According to the Times, those steps are happening in five crucial ways:
- Expanding the wine map to cooler climates. In the Northern Hemisphere, it means looking for sites further north and in the Southern Hemisphere, it’s the opposite. Places never before considered hospitable for grapes are now growing them, like England along its southern coast, Belgium, Denmark, Norway, Sweden and in the Canadian provinces of Ontario and British Columbia.
- Producers are planting at higher altitudes.
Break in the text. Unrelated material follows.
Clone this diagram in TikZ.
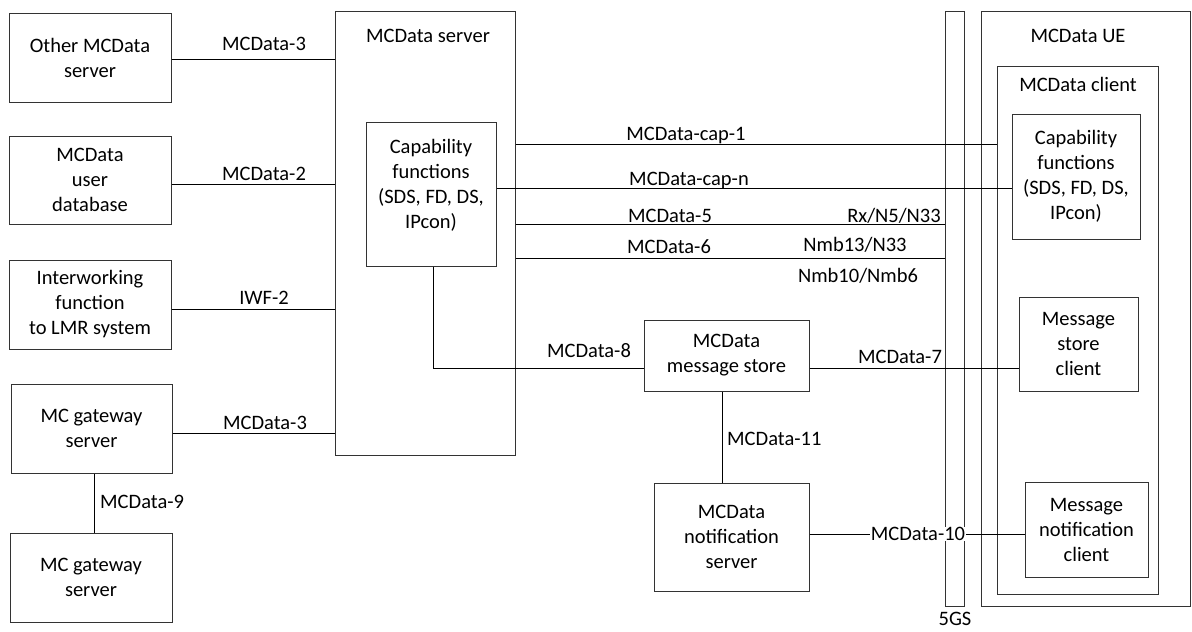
\documentclass[tikz,border=0pt]{standalone}
\usepackage{fontspec}
\setmainfont{Carlito}
\begin{document}
\begin{tikzpicture}[x=1pt,y=-1pt,
  every node/.style={font=\fontsize{20.5}{25}\selectfont},
  box/.style={draw=black!80, line width=1pt, inner sep=0pt, align=center},
  conn/.style={draw=black, line width=1pt},
  lbl/.style={inner sep=1pt, align=center}]
\useasboundingbox (0,0) rectangle (1192,632);
% left boxes
\node[box, minimum width=162pt, minimum height=89pt] (oth) at (90,57.5) {Other MCData\\server};
\node[box, minimum width=162pt, minimum height=88pt] (udb) at (90,180) {MCData\\user\\database};
\node[box, minimum width=162pt, minimum height=89pt] (iwf) at (90,304.5) {Interworking\\function\\to LMR system};
\node[box, minimum width=161pt, minimum height=89pt] (gw1) at (91.5,428.5) {MC gateway\\server};
\node[box, minimum width=162pt, minimum height=89pt] (gw2) at (91,577.5) {MC gateway\\server};
% server
\node[box, minimum width=180pt, minimum height=444pt] (srv) at (425,233) {};
\node[lbl] (srvt) at (428,36) {MCData server};
\node[box, minimum width=130pt, minimum height=144pt] (scap) at (431,194) {};
\node[lbl] (scapt) at (431,185) {Capability\\functions\\(SDS, FD, DS,\\IPcon)};
% message store and notification server
\node[box, minimum width=165pt, minimum height=71pt] (ms) at (726.5,355.5) {MCData\\message store};
\node[box, minimum width=155pt, minimum height=108pt] (ns) at (731.5,537) {MCData\\notification\\server};
% 5GS
\node[box, minimum width=19pt, minimum height=595pt] (g5) at (954.5,308.5) {};
\node[lbl] (g5t) at (955,619) {5GS};
% UE
\node[box, minimum width=209pt, minimum height=595pt] (ue) at (1085.5,308.5) {};
\node[lbl] (uet) at (1078,36) {MCData UE};
\node[box, minimum width=161pt, minimum height=528pt] (cl) at (1077.5,330) {};
\node[lbl] (clt) at (1078,84) {MCData client};
\node[box, minimum width=128pt, minimum height=125pt] (ccap) at (1076,176.5) {Capability\\functions\\(SDS, FD, DS,\\IPcon)};
\node[box, minimum width=119pt, minimum height=94pt] (msc) at (1078.5,344) {Message\\store\\client};
\node[box, minimum width=123pt, minimum height=95pt] (mnc) at (1086.5,529.5) {Message\\notification\\client};
% connectors left
\draw[conn] ([yshift=-1.5pt]oth.east) -- ([yshift=-1.5pt]oth.east -| srv.west);
\draw[conn] ([yshift=-4pt]udb.east) -- ([yshift=-4pt]udb.east -| srv.west);
\draw[conn] ([yshift=-4.5pt]iwf.east) -- ([yshift=-4.5pt]iwf.east -| srv.west);
\draw[conn] ([yshift=-4.5pt]gw1.east) -- ([yshift=-4.5pt]gw1.east -| srv.west);
\draw[conn] ([xshift=2.5pt]gw1.south) -- ([xshift=2.5pt]gw1.south |- gw2.north);
\node[lbl] (l3a) at (264,44) {MCData-3};
\node[lbl] (l2) at (264,174) {MCData-2};
\node[lbl] (liwf) at (264,298) {IWF-2};
\node[lbl] (l3b) at (265,423) {MCData-3};
\node[lbl, anchor=west] (l9) at (99,502) {MCData-9};
% connectors right
\draw[conn] (srv.east |- 0,144) -- (cl.west |- 0,144);
\draw[conn] (scap.east |- 0,188) -- (ccap.west |- 0,188);
\draw[conn] (srv.east |- 0,224) -- (g5.west |- 0,224);
\draw[conn] (srv.east |- 0,258) -- (g5.west |- 0,258);
\node[lbl] (lc1) at (686,135) {MCData-cap-1};
\node[lbl] (lcn) at (689,180) {MCData-cap-n};
\node[lbl] (l5) at (670,216) {MCData-5};
\node[lbl] (lrx) at (894,216) {Rx/N5/N33};
\node[lbl] (l6) at (669,247) {MCData-6};
\node[lbl] (lnmb13) at (855,245) {Nmb13/N33};
\node[lbl] (lnmb10) at (858,276) {Nmb10/Nmb6};
% message store links
\draw[conn] ([xshift=2pt]scap.south) |- ([yshift=-12.5pt]ms.west);
\draw[conn] ([yshift=-12.5pt]ms.east) -- ([yshift=-12.5pt]ms.east -| msc.west);
\draw[conn] ([xshift=-4.5pt]ms.south) -- ([xshift=-4.5pt]ms.south |- ns.north);
\draw[conn] ([yshift=3pt]ns.east) -- ([yshift=3pt]ns.east -| mnc.west);
\node[lbl] (l8) at (589,351) {MCData-8};
\node[lbl] (l7) at (900,357) {MCData-7};
\node[lbl, anchor=west] (l11) at (726,439) {MCData-11};
\node[lbl, fill=white, inner sep=0.5pt] (l10) at (918,534) {MCData-10};
\end{tikzpicture}
\end{document}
In Catalonia, Spain, vineyards are sprouting up at altitudes of 3,000 to 4,000 feet in the Pyrenees, which, according to the article “would have been impossible 25 years ago.” The increased diurnal shift – temperature changes over the course of 24 hours – stabilizes temperature swings and helps grapes ripen at a more even pace.
- Curtailing sunlight and moving vineyards from south facing to north facing slopes, depending on which hemisphere in which the vineyards are located. For instance, in Australia, south facing slopes now benefit from a relatively cool climate and growers are orienting accordingly. The opposite is true in the U.S.
- Different grape varieties. In Bordeaux and Napa where Cab is King, growers are beginning to experiment with different varieties less susceptible to climate change. In France, seven additional grapes have been selected, experimentally, for inclusion in Bordeaux blends; four reds (touriga nacional, marselan, castets and arinarnoa) and three whites (albarino, petit manseng, and liliorila).
- Forest fire, floods and droughts are the result of weather that is no longer predictable. Therefore, growers know it’s imperative to find technological solutions to the irrigation shortages, smoke taint and storm damage that negatively impact their crops.
In California and Australia, growers are responding by grafting vines onto drought resistant rootstock, as well as selecting different grape varieties. And oversees, vintners are experimenting with a variety of methods to protect their vines from unseasonable hailstorms, ranging from cloud lacing to vine netting.
As Franklin points out, new technologies are supplying viticulture with irrigation tools for drought stricken areas, “just in time.”
“Water can be delivered straight down through tubes to the root stems, with sensors that measure saturation levels and give growers all kinds of critical information,” Franklin observes. “For small organic growers though, affordability might be an issue. “
However big or small the vineyards, and wherever they are located, it’s clear that contemporary viticulture will require all the grit and determination that growers have exhibited over the ages, along with all the cutting-edge technology possible.
With Canada experiencing its worst fire season in recorded history – to date, 17.5 million acres have burned, with no end in sight – it appears that our industry, and our environment depend on it.